About this time it was that Helena, Queen of Adiabene, and her son Izates, changed their course of life, and embraced the Jewish customs, and this on the occasion following: Monobazus, the king of Adiabene, who had also the name of Bazeus, fell in love with his sister Helena, and took her to be his wife, and begat her with child. But as he was in bed with her one night, he laid his hand upon his wife's belly, and fell asleep, and seemed to hear a voice, which bid him take his hand off his wife's belly, and not hurt the infant that was therein, which, by God's providence, would be safely born, and have a happy end. This voice put him into disorder; so he awaked immediately, and told the story to his wife; and when his son was born, he called him Izates...
A certain Jewish merchant, whose name was Ananias, got among the women that belonged to the king, and taught them to worship God according to the Jewish religion. He, moreover, by their means, became known to Izates, and persuaded him, in like manner, to embrace that religion; he also, at the earnest entreaty of Izates, accompanied him when he was sent for by his father to come to Adiabene; it also happened that Helena, about the same time, was instructed by a certain other Jew and went over to them...
But as to Helena, the king's mother, when she saw that the affairs of Izates's kingdom were in peace, and that her son was a happy man, and admired among all men, and even among foreigners, by the means of God's providence over him, she had a mind to go to the city of Jerusalem, in order to worship at that temple of God which was so very famous among all men, and to offer her thank-offerings there.
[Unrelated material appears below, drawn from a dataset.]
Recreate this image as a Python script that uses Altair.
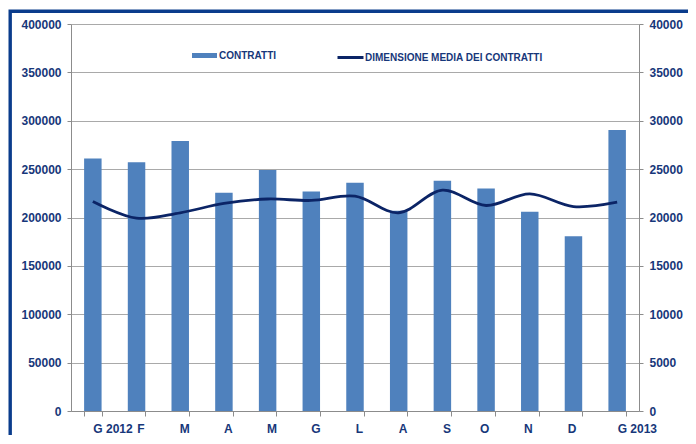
import json
import altair as alt
import pandas as pd

months = ["G 2012", "F", "M", "A", "M", "G", "L", "A", "S", "O", "N", "D", "G 2013"]
contratti = [261000, 257000, 279000, 225500, 249000, 227000, 236000, 207000,
             238000, 230000, 206000, 180500, 290500]
dimensione = [21650, 19930, 20490, 21450, 21910, 21760, 22200, 20490,
              22820, 21240, 22450, 21130, 21580]
left_ticks = list(range(0, 400001, 50000))
right_ticks = list(range(0, 40001, 5000))

df = pd.DataFrame({
    "idx": list(range(len(months))),
    "contratti": contratti,
    "dimensione": dimensione,
    "s1": "CONTRATTI",
    "s2": "DIMENSIONE MEDIA DEI CONTRATTI",
})

FONT = "Liberation Sans"
TXT = "#17377A"
GRID = "#A9A9A9"
AXC = "#8C8C8C"
BAR = "#4F81BD"
LINE = "#0B2466"

label_expr = json.dumps(months) + "[datum.value]"


def xenc(**kw):
    return alt.X(
        "idx:O", title=None,
        scale=alt.Scale(paddingInner=0.6, paddingOuter=0.3),
        axis=alt.Axis(
            labelExpr=label_expr, labelAngle=0, tickBand="extent",
            labelAlign={"condition": {"test": "datum.value == 0 || datum.value == 12", "value": "left"},
                        "value": "center"},
            labelOffset={"condition": [
                {"test": "datum.value >= 1 && datum.value <= 8", "value": 4},
                {"test": "datum.value >= 9 && datum.value <= 11", "value": -2},
            ], "value": 0},
            labelFont=FONT, labelFontSize=12, labelFontWeight="bold", labelColor=TXT,
            labelPadding=7, tickSize=5, tickColor=AXC, domainColor=AXC, grid=False,
        ),
        **kw,
    )


bars = alt.Chart(df).mark_bar().encode(
    x=xenc(),
    y=alt.Y("contratti:Q", title=None,
            scale=alt.Scale(domain=[0, 400000], nice=False),
            axis=alt.Axis(values=left_ticks, format="d", orient="left", grid=True,
                          gridColor=GRID, tickColor=AXC, domainColor=AXC, tickSize=4,
                          labelPadding=6, labelFont=FONT, labelFontSize=12,
                          labelFontWeight="bold", labelColor=TXT)),
    color=alt.Color("s1:N", scale=alt.Scale(range=[BAR]),
                    legend=alt.Legend(title=None, orient="none", legendX=121, legendY=19,
                                      symbolType="M-1,-0.2H1V0.2H-1Z", symbolSize=625,
                                      symbolStrokeWidth=0, labelFont=FONT, labelFontSize=10,
                                      labelFontWeight="bold", labelColor=TXT, labelOffset=2,
                                      labelLimit=400, padding=0)),
)

line = alt.Chart(df).mark_line(interpolate="catmull-rom", strokeWidth=2.8).encode(
    x=xenc(bandPosition=0.5),
    y=alt.Y("dimensione:Q", title=None,
            scale=alt.Scale(domain=[0, 40000], nice=False),
            axis=alt.Axis(values=right_ticks, format="d", orient="right", grid=False,
                          tickColor=AXC, domainColor=AXC, tickSize=4,
                          labelPadding=6, labelFont=FONT, labelFontSize=12,
                          labelFontWeight="bold", labelColor=TXT)),
    stroke=alt.Stroke("s2:N", scale=alt.Scale(range=[LINE]),
                      legend=alt.Legend(title=None, orient="none", legendX=265, legendY=19,
                                        symbolType="stroke", symbolSize=676,
                                        symbolStrokeWidth=3, labelFont=FONT, labelFontSize=10,
                                        labelFontWeight="bold", labelColor=TXT, labelOffset=0,
                                        labelLimit=400, padding=0)),
)

border = alt.Chart(alt.Data(values=[{"a": 1}])).mark_rect(
    filled=False, stroke="#0A3C8C", strokeWidth=3.4
).encode(
    x=alt.value(-60.8), x2=alt.value(700), y=alt.value(-12.8), y2=alt.value(500)
)

chart = alt.layer(bars, line, border).resolve_scale(
    y="independent"
).properties(
    width=568, height=387,
    padding={"left": 63, "top": 16, "right": 49, "bottom": 24},
    autosize=alt.AutoSizeParams(type="none"),
    background="white",
).configure_view(stroke=None)

chart.save("out.html", embed_options={"renderer": "svg", "actions": False})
So she desired her son to give her leave to go there; upon which he gave his consent to what she desired very willingly, and made great preparations for her journey, and gave her a great deal of money, and she went down to the city Jerusalem, her son conducting her on her journey a great way. Now her coming was of very great advantage to the people of Jerusalem; for whereas a famine did oppress them at that time, and many people died for want of what was necessary to procure food withal, Queen Helena sent some of her servants to Alexandria with money to buy a great quantity of corn, and others of them to Cyprus, to bring a cargo of dried figs. And as soon as they were come back, and had brought those provisions, which was done very quickly, she distributed food to those that were in want of it, and left a most excellent memorial behind her of this gift, which she bestowed on our whole nation. And when her son Izates was informed of this famine, he sent great sums of money to the men in Jerusalem...(Josephus, Antiquities, XX, 2.)
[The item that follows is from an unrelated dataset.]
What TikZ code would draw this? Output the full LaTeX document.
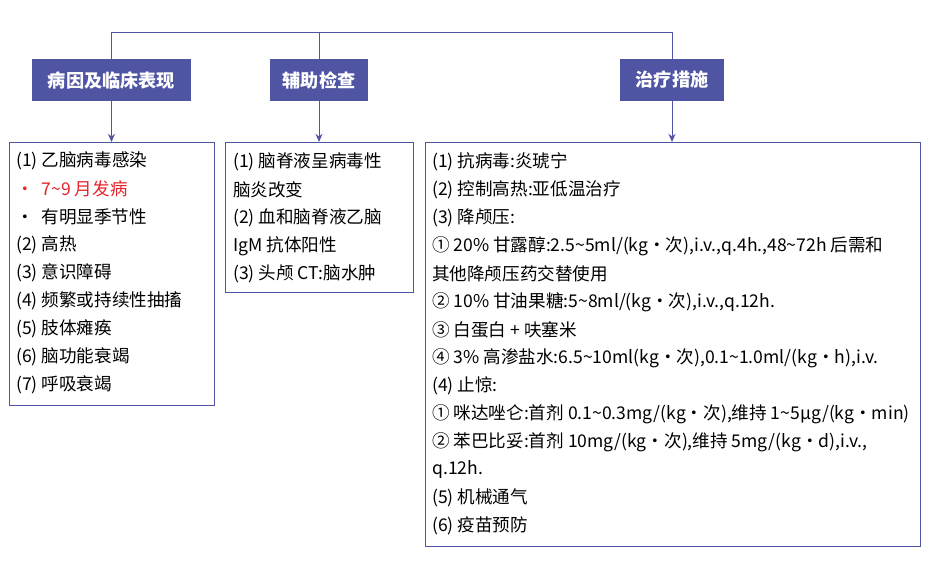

In 1964 the (then young) historian Jacob Neusner published a paper in the Journal of Biblical Literature titled The Conversion of Adiaben to Judaism: A New Perspective.  Neusner claimed that the account of Josephus about the conversion of Queen Helena and the Adiabene's ruling family to Judaism "cannot reasonably be rejected,"  and he located Adiabene in ancient Assyria, in what is today called Armenia.  He reminded his readers that the Queen was married to her brother Monobazus (which is apparently what royalty did in that part of the world) and that it was Monobazus who was first converted to Judaism.  But he goes one step further, and asks what political motivation lay behind this conversion.
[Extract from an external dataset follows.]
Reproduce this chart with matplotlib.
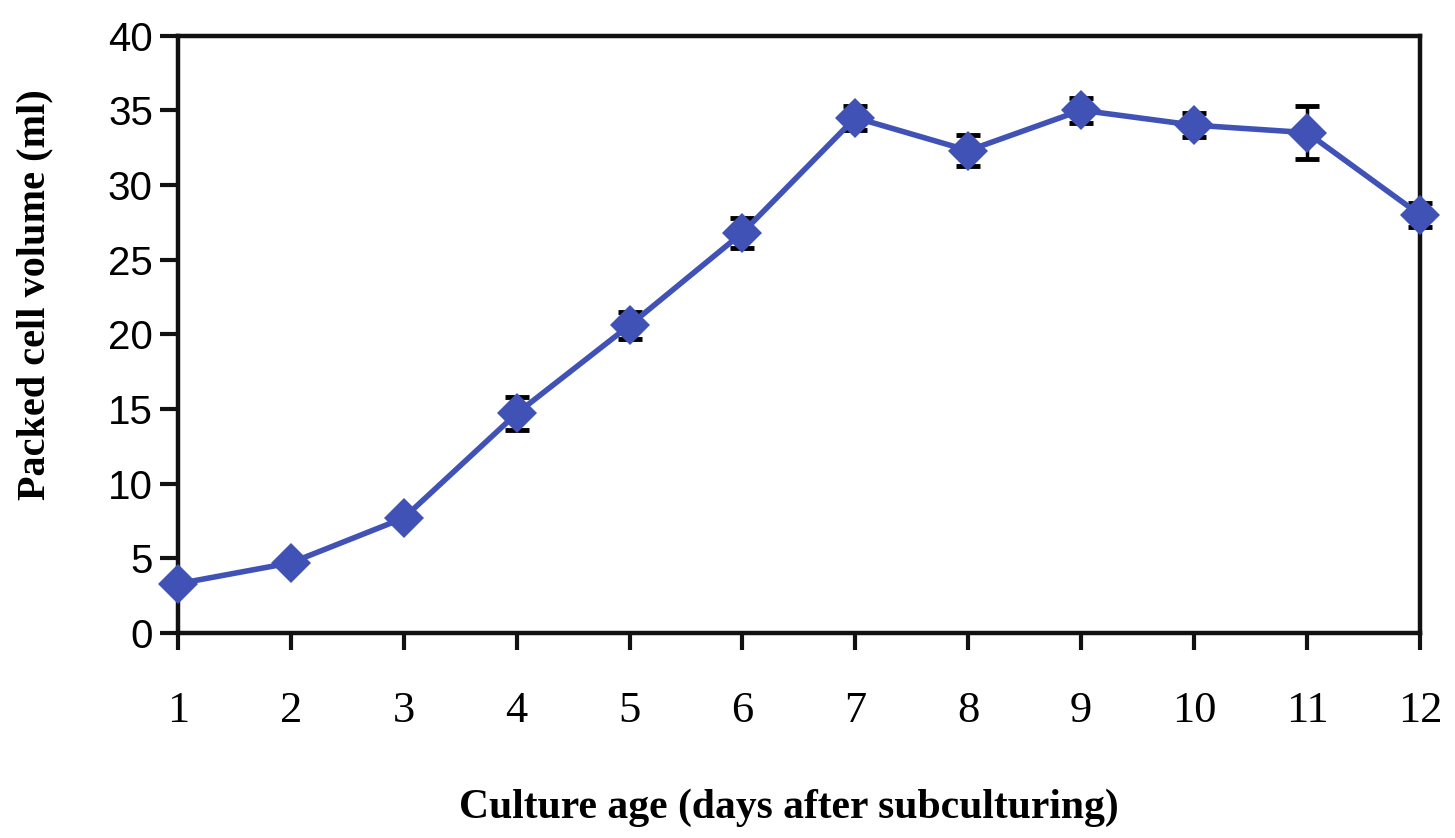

His answer is this: the Jews of the Near and Middle East in the first century were "a numerous and politically important group" and "in Armenia, as well as in other areas, Jewish dynasts held power, if briefly..."  In addition, "Palestinian Jewry was a powerful and militarily significant group. It was by no means out of the question for Palestine to regain its independence of Rome, perhaps in concert with the petty kings of the Roman orient." By converting to Judaism, the House of Adiabene might position itself as a powerful player should the Roman empire fall. In this way, noted Neusner, Queen Helena and her royal house were repeating a maneuver made half a century earlier by Herod, who, while remaining loyal to Rome, had "tried to win friends in other Roman dependencies, as well as Babylonian Jewry." In fact the Adiabenes went a step further than had Herod, and encouraged the revolution against Rome in 66 CE. They may have done so, suggested Neusner, in order to gain the throne in Jerusalem itself.

 If the Jews had won the war against Rome, who might expect to inherit the Jewish throne? It was not likely that Agrippa II could return to the throne, for he and his family were discredited by their association with Rome and opposition to the war. Some Jews probably expected that the Messiah would rule Judea, but this could not seriously have effected the calculations of the Adiabenians. Indeed, from their viewpoint, they might reasonably hope to come to power. They were, after all, a ruling family; their conversion could not matter to the Palestinian Jews any more than Agrippa I's irregular lineage had prevented him from winning popular support. Their active support of the war, their earlier benefactions to the city and people in time of famine, their royal status, and the support they could muster from across the Euphrates, would have made them the leading, if not the only, candidates for the throne of Jerusalem.


Rehov Helena Hamalka.jpg

Neusner concedes that the conversion of Helene and Izates was not only a political act. Rather, he suggests that is is important to take note of the political consequences of their religious action.  It would seem though, that Queen Helena's family recognized the deeply religious consequences of her decision to embrace Judaism.  Josephus later records that when, having returned to Adiabene, the Queen died, her son "sent her Jerusalem, and gave order that they be buried at the pyramids their mother had erected" (Josephus, Antiquities, XX, 4). This suggests that, whatever else it was, Queen Helena's conversion was also recognized by her family as a religious act; her son recognized her connection to Jerusalem, and arranged for her to be interred there, near what is now the American Colony Hotel. Today, we remember the Queen with a street named after her in downtown Jerusalem. We also remember her as as the convert Queen who became a nazarite, and as the only women in the Talmud who is recorded as having made a donation to the Second Temple.